D’un parasol à un autre, d’une cerveija à l’autre, l’après-midi s’avance. Nous voilà à présent plongé dans l’artisanat local, ils veulent dire amérindien. D’abord un potier, une plume dans ses longs cheveux ondulés bien peignés, nous fait l’article en portugais, tout en faisant monter l’argile.
Comme il est habile, nous pensons à la thèse que Cyprien soutient le 9 janvier 2017 à Toulouse, avec le potier chez Jérémie, en y associant Dieu. Le savoir- faire amérindien est sans doute extrême. Pourtant, ils n’ont pas prospéré, ni avant ni après l’arrivée des Portugais, et autres immigrants.
Halte ensuite dans une baraque vendant du cuir. Là non plus, on n’est pas submergé par l’originalité, ni la qualité. Nos compagnons brésiliens de voyage du jour apprécient plus que nous et sont meilleurs clients. Nous réalisons à la fin de la visite que cette échoppe jouxte l’abattoir municipal. Il y a peu de distance entre le producteur (buffle) et le consommateur du cuir. Quelle optimisation technique en Amazonie !

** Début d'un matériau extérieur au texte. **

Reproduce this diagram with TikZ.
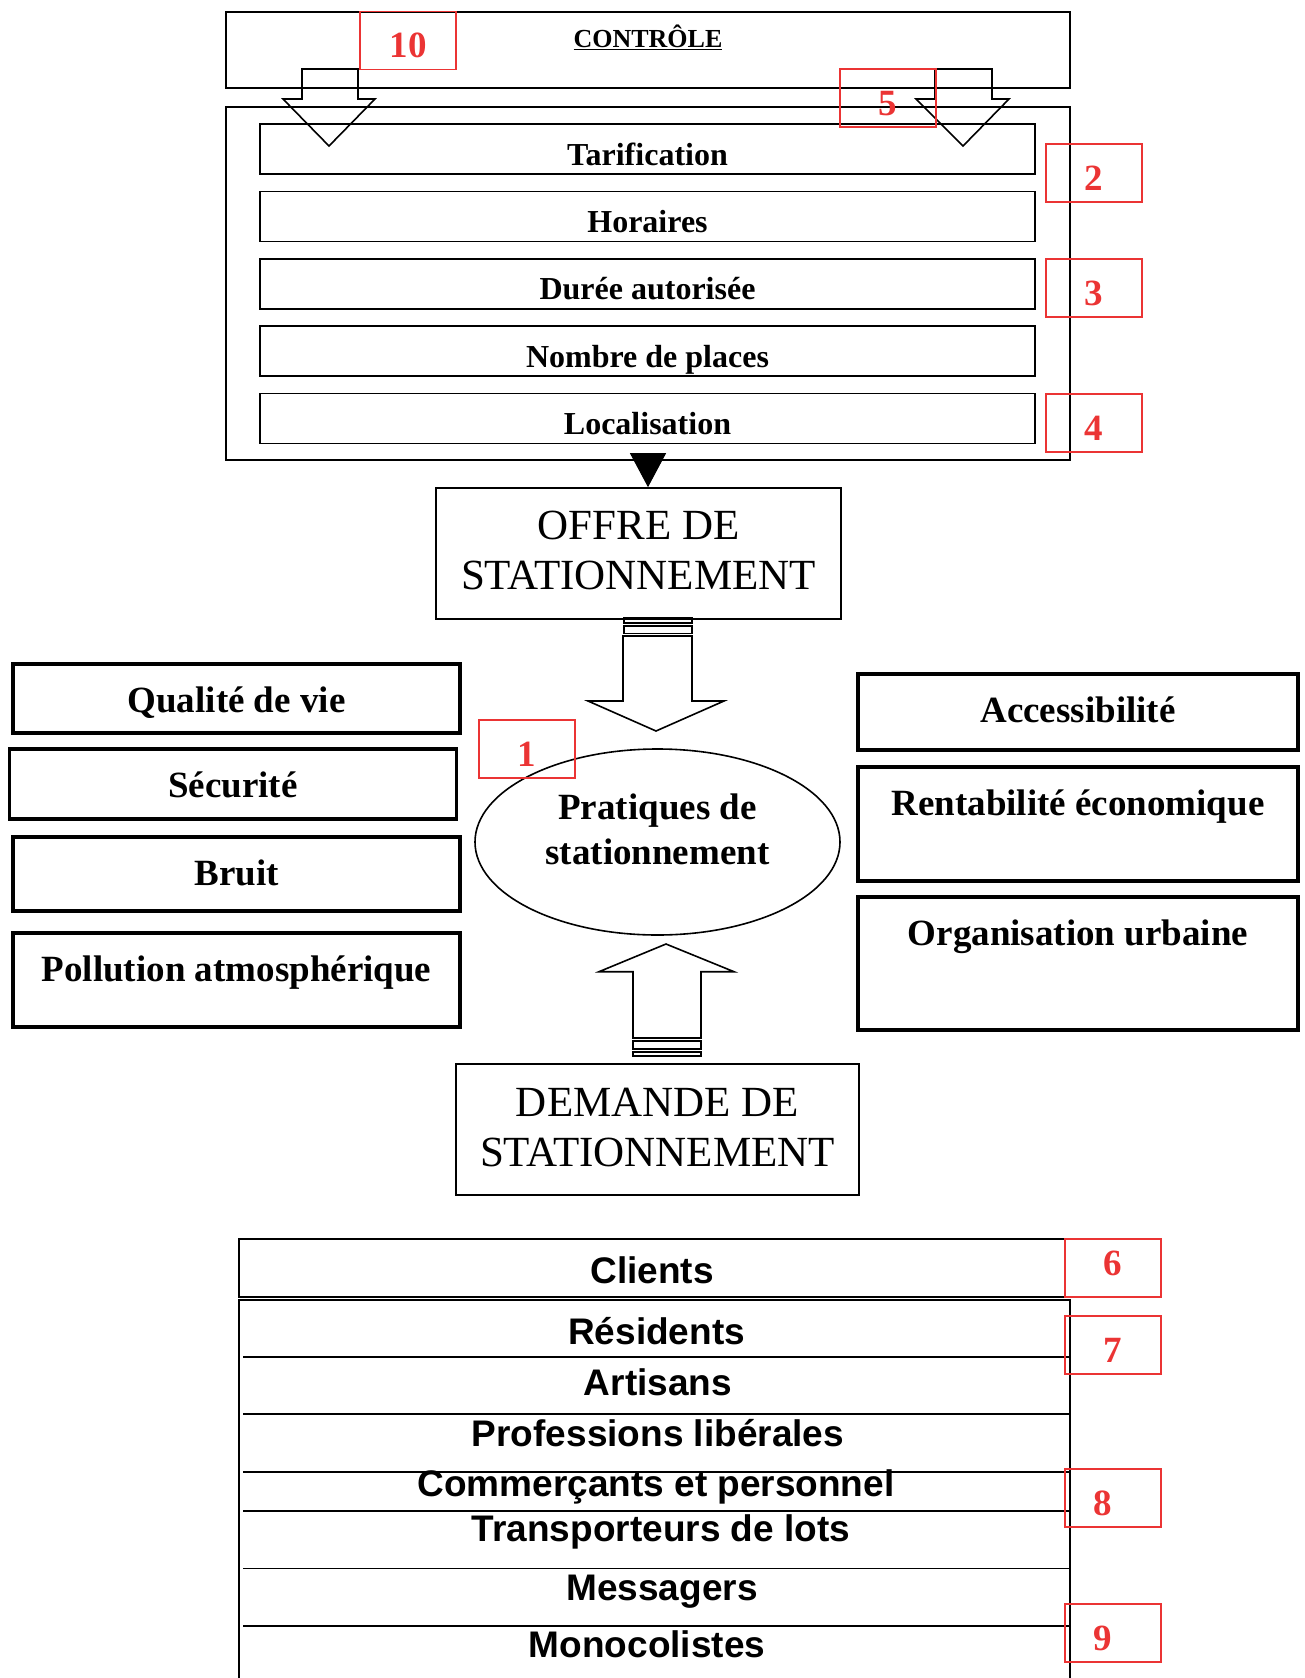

15 minutes à passer dans le centre-ville où est le siège de l’évêque, dans une simple église-cathédrale. La crèche est là, comme partout au Brésil. Ici, les maisons sont découpées dans du polystyrène, avec des santons du plus pur style sulpicien. Instant de prière. Deux courses dans un supermercato de campagne où l’on ne fera pas de folies, et voilà le soleil couchant irrisant la rivière et l'objectif de l'appareil photo.
A notre pousada, séance piscine fraîche, douche bien chaude, pour ne pas avoir froid, mais si, mais si. C’est l’angoisse du milieu de voyage : qu’est-ce que je fais là ? Pourquoi suis-je venu ? Clarisse que nous visitons est ailleurs. Etre à deux sur le chemin du Royaume ? Puis dîner nocturne avec du bon bœuf bord de piscine, bonsoir.
Rencontres : Ezéchiel notre guide exerce son français, mais du coup ne capte pas quand on essaye du portugais.